Dahulu ketika mengajar di sekolah, saya semangat sekali untuk mengaplikasikan pembelajaran online. Pada saat itu, teknologi yang sedang berkembang adalah blog, dan saya memilih menggunakan Wordpress. Pembelajaran online saya desain dalam bentuk interaktif: presentasi, distribusi materi pembelajaran, penugasan dan komunikasi. Tujuannya untuk menunjang pembelajaran bahasa Inggris pada kelas tatap muka kelas X dan XI.
Sangkin semangatnya, aktivitas online saya berikan dua minggu sekali, dan kemudian menjadi seminggu sekali. Rasanya senang sekali bisa mengintegrasikan teknologi dalam kelas pembelajaran bahasa asing.

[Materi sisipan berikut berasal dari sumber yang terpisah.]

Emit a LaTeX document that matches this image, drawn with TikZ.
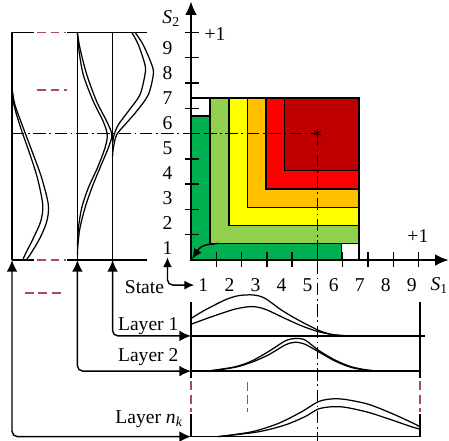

Suatu ketika, saya dipanggil Wakasek Bidang Kurikulum pada saat itu, Pak Taga Radja Gah. Kami berdiskusi tentang aktivitas pembelajaran yang saya lakukan. Pak Taga sangat support sekali, namun diujung diskusi ada satu titik yang membuat saya termenung: ada banyak siswa yang berjuang untuk mendapatkan uang buat ke Warnet; dan ini dalam banyak hal memberatkan orang tua, pak Taga mengingatkan.
Butuh waktu panjang buat saya untuk merenung, bahwa integrasi teknologi dalam pembelajaran ternyata bukanlah hal yang murah. Untuk sebagian orang memang sederhana dan gampang didapat, tapi banyak juga siswa saya berasal dari golongan yang tidak mampu. Walhasil, saya merubah metode dan jenis teknologi yang saya gunakan.
Kemarin, saya sempat ditanya beberapa kolega, jenis pembelajaran dengan video conference apa yang saya gunakan.
'Saya tidak menggunakan video conference apappun', saya jawab.
'Saya memilih metode asinkronus dengan beragam aktivitas online dengan moda dan biaya yang lebih terjangkau'
'Dan saya mempercayakan siswa untuk mengatur pembelajaran mereka sendiri secara independen, jadi lebih fleksibel'
Seorang kolega kemudian berkomentar di grup, beberapa mahasiswa mulai mengeluh besarnya kuota yang harus dikeluarkan. Bisa bayangkan kalau semua dosen menggunakan Zoom, dan biaya yang harus dikeluarkan minimal Rp. 5000 - Rp. 20.000. Biaya ini bukan hal yang murah untuk sebagian orang.
Juga anak-anak yang belajar melalui Whatsapp, dimana mereja diwajibkan merekam activistas belajarnya dalam bentuk video dan mengunggahnya. Tentu meraka membutuhkan kuota yang cukup untuk melakukan aktivitas belajar ini
Tentu jawaban/ pendapat saya diatas  berdasarkan  konteks dan karakteristik kelas saya. Untuk kolega dengan karakteristik kelas yang berbeda dan ketersediaan teknologi yang sangat baik. Video conference tetap pilihan yang terbaik.
Oh ya, buku Teaching in a digital age karya Tony A Bates sangat bagus untuk referensi bacaan. Jika ingin mendownload bisa di opentextbc.ca.